- Born: August 5, 1996 (age 30)
- Education: Hamline University
- Writing career
- Notable works: Give Me a God I Can Relate To (2015) If My Body Could Speak (2019) Sweet, Young and Worried (2022)

= Blythe Baird =

American writer

Blythe Baird (born August 5, 1996) is an American poet, author, and actress from Chicago, Illinois. Her writing covers themes such as mental illness, eating disorders, sexuality, feminism, and trauma.

== Personal life and career ==
Blythe Baird grew up in Palatine, a village in Cook County, Illinois. Baird has been performing since childhood. She began acting at the community theater. She eventually pursued television and commercial roles, and she has appeared in projects such as Divergent (Neil Burger), The UnMiracle (Auslynn Films), Disconnected (Tribeca Flashpoint), and In Plain Sight (USA).

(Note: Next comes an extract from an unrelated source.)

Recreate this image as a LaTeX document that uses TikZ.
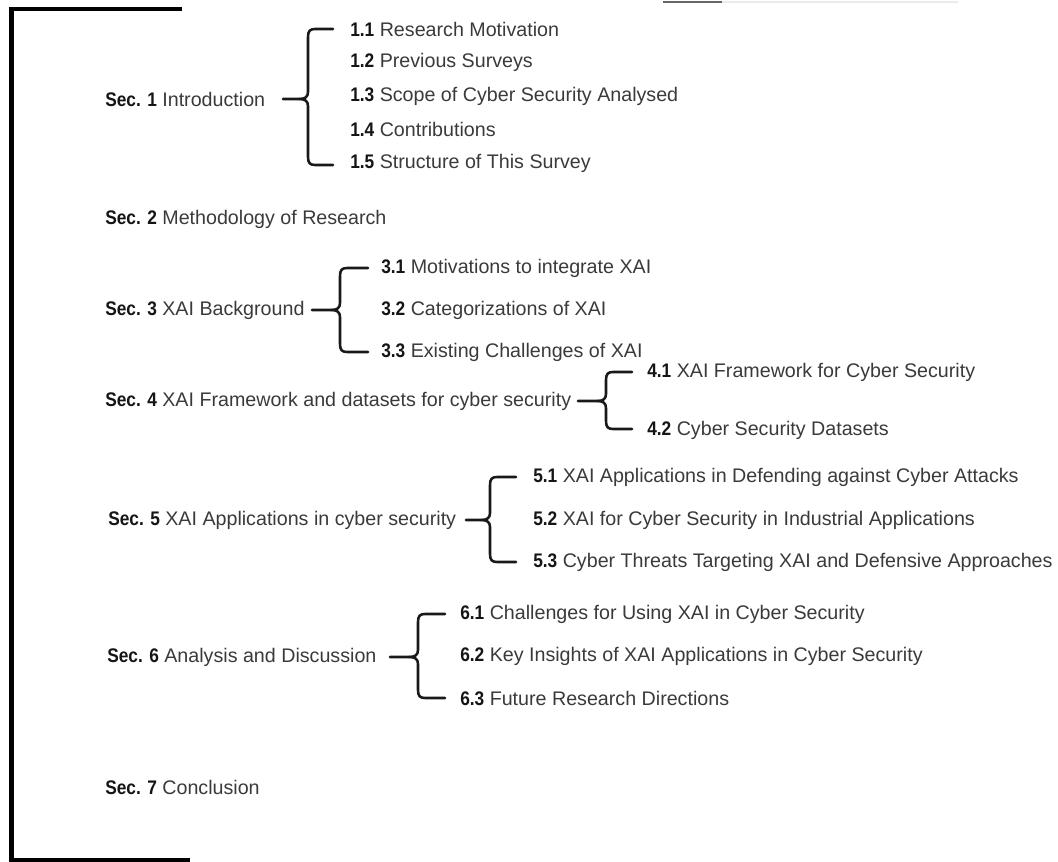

Throughout her adolescence, Baird struggled with eating disorders. During her sophomore year of high school, she went to intensive rehabilitation for her mental and physical health. Upon Baird's return to school, she became interested in poetry when poet Sierra DeMulder, who was brought in to perform, presented a poem on anorexia.

Baird joined “Slam Camp,” the slam poetry camp at which DeMulder taught. Afterwards, she began competing at slam competitions such as Lethal Poetry in Chicago, and Louder Than a Bomb, a youth poetry festival run by Young Chicago Authors.

In 2014, Baird began studying at Hamline University in St. Paul, Minnesota, from which she graduated in 2018 with a dual degree in creative writing and women's studies.

During her first year of college, Baird joined Button Poetry, a poetry company based in Minneapolis–Saint Paul, who published several of her poems on their YouTube channel. Baird has amassed more than 30 million cumulative views for her poetry performances online.

Baird has published three books as of April 2023. Her first book, Give Me a God I Can Relate To, was published in 2015. On February 5, 2019, Baird's second book, If My Body Could Speak, a collection of poems she wrote from ages 17–21, was published through Button Poetry. Her third book, Sweet, Young and Worried, was published on November 29, 2022. In her writing, Baird discusses topics such as mental health, eating disorders, sexuality, healing, and trauma.

== Awards and honors ==
Baird's work has been featured by BuzzFeed, Glamour, ELLE, and TEDxMinneapolis.

In 2014, she was selected as the youngest competitor for the national team representing Chicago's Lethal Poetry group at the 2014 National Poetry Slam. In 2016, Baird was chosen as a finalist for the EduZine Global Young Achiever Award. In 2017, she won the ADCAN short film award for a film adaptation of her poem “When The Fat Girl Gets Skinny,” and she received the first place award in the Art With Impact short film competition. In 2020, Baird was given the McKnight Fellowship for Writers, Loft Award in Spoken Word by the Loft Literary Center in Minnesota, and a $25,000 grant.